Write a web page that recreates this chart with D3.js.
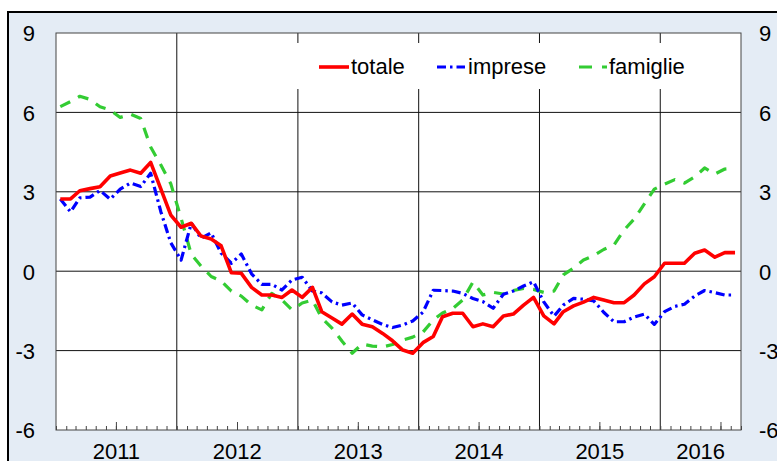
<!DOCTYPE html>
<html>
<head>
<meta charset="utf-8">
<script src="https://cdn.jsdelivr.net/npm/d3@7"></script>
<style>
  body { margin: 0; background: #fff; }
  text { font-family: "Liberation Sans", Arial, sans-serif; }
</style>
</head>
<body>
<svg id="chart" width="777" height="461"></svg>
<script>
(function(){

  // monthly values, Jan 2011 - Aug 2016
  var totale = [2.73, 2.73, 3.04, 3.12, 3.19, 3.6, 3.71, 3.82, 3.7, 4.11, 3.1, 2.12,
    1.66, 1.81, 1.33, 1.22, 0.96, -0.06, -0.08, -0.61, -0.9, -0.9, -0.99, -0.71,
    -0.99, -0.61, -1.53, -1.77, -2.0, -1.62, -2.0, -2.1, -2.35, -2.63, -2.98, -3.1,
    -2.7, -2.47, -1.72, -1.59, -1.59, -2.1, -1.99, -2.1, -1.69, -1.62, -1.28, -0.99,
    -1.69, -1.99, -1.53, -1.31, -1.17, -0.99, -1.09, -1.19, -1.19, -0.9, -0.48, -0.21,
    0.3, 0.3, 0.3, 0.68, 0.8, 0.53, 0.7, 0.7]
  var imprese = [2.73, 2.24, 2.77, 2.8, 3.05, 2.72, 3.1, 3.33, 3.2, 3.7, 2.24, 1.07,
    0.42, 1.82, 1.24, 1.45, 0.68, 0.3, 0.65, -0.1, -0.5, -0.5, -0.71, -0.33,
    -0.23, -0.75, -0.82, -1.16, -1.28, -1.2, -1.65, -1.84, -2.01, -2.13, -2.03, -1.88,
    -1.55, -0.72, -0.73, -0.75, -0.84, -1.03, -1.15, -1.4, -0.87, -0.75, -0.56, -0.4,
    -1.16, -1.7, -1.28, -1.03, -1.06, -1.12, -1.55, -1.91, -1.91, -1.73, -1.62, -2.01,
    -1.53, -1.33, -1.25, -0.94, -0.73, -0.81, -0.9, -0.9]
  var famiglie = [6.22, 6.41, 6.61, 6.49, 6.21, 6.09, 5.81, 5.93, 5.77, 4.69, 4.01, 3.3,
    2.0, 0.63, 0.2, -0.2, -0.37, -0.75, -0.94, -1.28, -1.46, -0.84, -1.09, -1.46,
    -1.2, -1.09, -1.77, -2.15, -2.64, -3.1, -2.75, -2.83, -2.86, -2.77, -2.6, -2.49,
    -2.3, -1.84, -1.58, -1.41, -1.09, -0.41, -0.9, -0.8, -0.86, -0.73, -0.65, -0.69,
    -0.8, -0.75, -0.14, 0.12, 0.42, 0.59, 0.82, 0.99, 1.56, 1.97, 2.54, 3.1,
    3.29, 3.46, 3.33, 3.56, 3.9, 3.67, 3.86, 3.89]

  var yTicks = [-6, -3, 0, 3, 6, 9]
  var years = [2011, 2012, 2013, 2014, 2015, 2016]
  var seriesNames = ['totale', 'imprese', 'famiglie']

  var LEFT = 56, RIGHT = 741, TOP = 33, BOTTOM = 430
  var FONT = 22

  var svg = d3.select('#chart')

  var x = d3.scaleTime()
    .domain([new Date(2011, 0, 1), new Date(2016, 8, 1)])
    .range([LEFT, RIGHT])
  var y = d3.scaleLinear().domain([-6, 9]).range([BOTTOM, TOP])

  // outer panel
  svg.append('rect')
    .attr('x', 8).attr('y', 12)
    .attr('width', 820).attr('height', 520)
    .attr('fill', '#e4ecf5')
    .attr('stroke', '#000')
    .attr('stroke-width', 2)

  svg.append('rect')
    .attr('x', LEFT).attr('y', TOP)
    .attr('width', RIGHT - LEFT).attr('height', BOTTOM - TOP)
    .attr('fill', '#fff')

  // grid
  svg.append('g')
    .selectAll('line')
    .data(yTicks.filter(function (d) { return d > -6 && d < 9 }))
    .join('line')
    .attr('x1', LEFT).attr('x2', RIGHT)
    .attr('y1', function (d) { return y(d) })
    .attr('y2', function (d) { return y(d) })
    .attr('stroke', '#111')
    .attr('stroke-width', 1)

  svg.append('g')
    .selectAll('line')
    .data(years.slice(1))
    .join('line')
    .attr('x1', function (d) { return x(new Date(d, 0, 1)) })
    .attr('x2', function (d) { return x(new Date(d, 0, 1)) })
    .attr('y1', TOP).attr('y2', BOTTOM)
    .attr('stroke', '#111')
    .attr('stroke-width', 1)

  // month ticks (inward)
  var monthAxis = d3.axisBottom(x)
    .ticks(d3.timeMonth.every(1))
    .tickSize(-4)
    .tickFormat('')
  var gm = svg.append('g')
    .attr('transform', 'translate(0,' + BOTTOM + ')')
    .call(monthAxis)
  gm.select('.domain').remove()
  gm.selectAll('line').attr('stroke', '#444')

  var midAxis = d3.axisBottom(x)
    .tickValues(years.map(function (d) { return new Date(d, 6, 1) }))
    .tickSize(-8)
    .tickFormat('')
  var gmid = svg.append('g')
    .attr('transform', 'translate(0,' + BOTTOM + ')')
    .call(midAxis)
  gmid.select('.domain').remove()
  gmid.selectAll('line').attr('stroke', '#444')

  // year labels centred on the visible part of each year
  svg.append('g')
    .selectAll('text')
    .data(years)
    .join('text')
    .attr('x', function (d) {
      var a = x(new Date(d, 0, 1))
      var b = Math.min(x(new Date(d + 1, 0, 1)), RIGHT)
      return (a + b) / 2
    })
    .attr('y', 459)
    .attr('text-anchor', 'middle')
    .attr('font-size', FONT)
    .attr('fill', '#000')
    .text(function (d) { return d })

  // y labels both sides (plain hyphen minus like the original)
  var fmt = function (d) { return String(d) }
  var gl = svg.append('g')
    .attr('transform', 'translate(35,0)')
    .call(d3.axisLeft(y).tickValues(yTicks).tickSize(0).tickPadding(0).tickFormat(fmt))
  var gr = svg.append('g')
    .attr('transform', 'translate(759,0)')
    .call(d3.axisRight(y).tickValues(yTicks).tickSize(0).tickPadding(0).tickFormat(fmt))
  ;[gl, gr].forEach(function (g) {
    g.select('.domain').remove()
    g.selectAll('text')
      .attr('font-size', FONT)
      .attr('font-family', '"Liberation Sans", Arial, sans-serif')
      .attr('fill', '#000')
      .attr('dy', '0.36em')
  })

  // plot border
  svg.append('rect')
    .attr('x', LEFT).attr('y', TOP)
    .attr('width', RIGHT - LEFT).attr('height', BOTTOM - TOP)
    .attr('fill', 'none')
    .attr('stroke', '#444')
    .attr('stroke-width', 1)

  var styles = {
    totale: { color: '#ff0000', width: 3.6, dash: null },
    imprese: { color: '#0000ff', width: 3.2, dash: '9,4,2.5,4' },
    famiglie: { color: '#33cc33', width: 3.2, dash: '11,9' }
  }
  var values = { totale: totale, imprese: imprese, famiglie: famiglie }

  var line = d3.line()
    .x(function (d, i) { return x(new Date(2011, i, 14)) })
    .y(function (d) { return y(d) })

  ;['famiglie', 'imprese', 'totale'].forEach(function (name) {
    var s = styles[name]
    svg.append('path')
      .attr('d', line(values[name]))
      .attr('fill', 'none')
      .attr('stroke', s.color)
      .attr('stroke-width', s.width)
      .attr('stroke-linejoin', 'round')
      .attr('stroke-dasharray', s.dash)
  })

  // legend
  svg.append('rect')
    .attr('x', 292).attr('y', 43)
    .attr('width', 410).attr('height', 46)
    .attr('fill', '#fff')

  var legendX = [319, 437, 579]
  var lg = svg.append('g')
    .selectAll('g')
    .data(seriesNames)
    .join('g')
    .attr('transform', function (d, i) { return 'translate(' + legendX[i] + ',67)' })
  lg.append('line')
    .attr('x1', 0).attr('x2', function (d) { return d === 'totale' ? 30 : 28 })
    .attr('y1', 0).attr('y2', 0)
    .attr('stroke', function (d) { return styles[d].color })
    .attr('stroke-width', function (d) { return styles[d].width })
    .attr('stroke-dasharray', function (d) { return d === 'famiglie' ? '13,10' : styles[d].dash })
  lg.append('text')
    .attr('x', function (d) { return d === 'totale' ? 32 : (d === 'imprese' ? 31 : 30) })
    .attr('y', 7)
    .attr('font-size', FONT)
    .attr('fill', '#000')
    .text(function (d) { return d })

})()
</script>
</body>
</html>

★ ★ ★ ★ ★

## What is expected
For the listing above, identify each line bearing "chart".

## The solution
Write a web page that recreates this chart with D3.js.
<svg id="chart" width="777" height="461"></svg>
  var svg = d3.select('#chart')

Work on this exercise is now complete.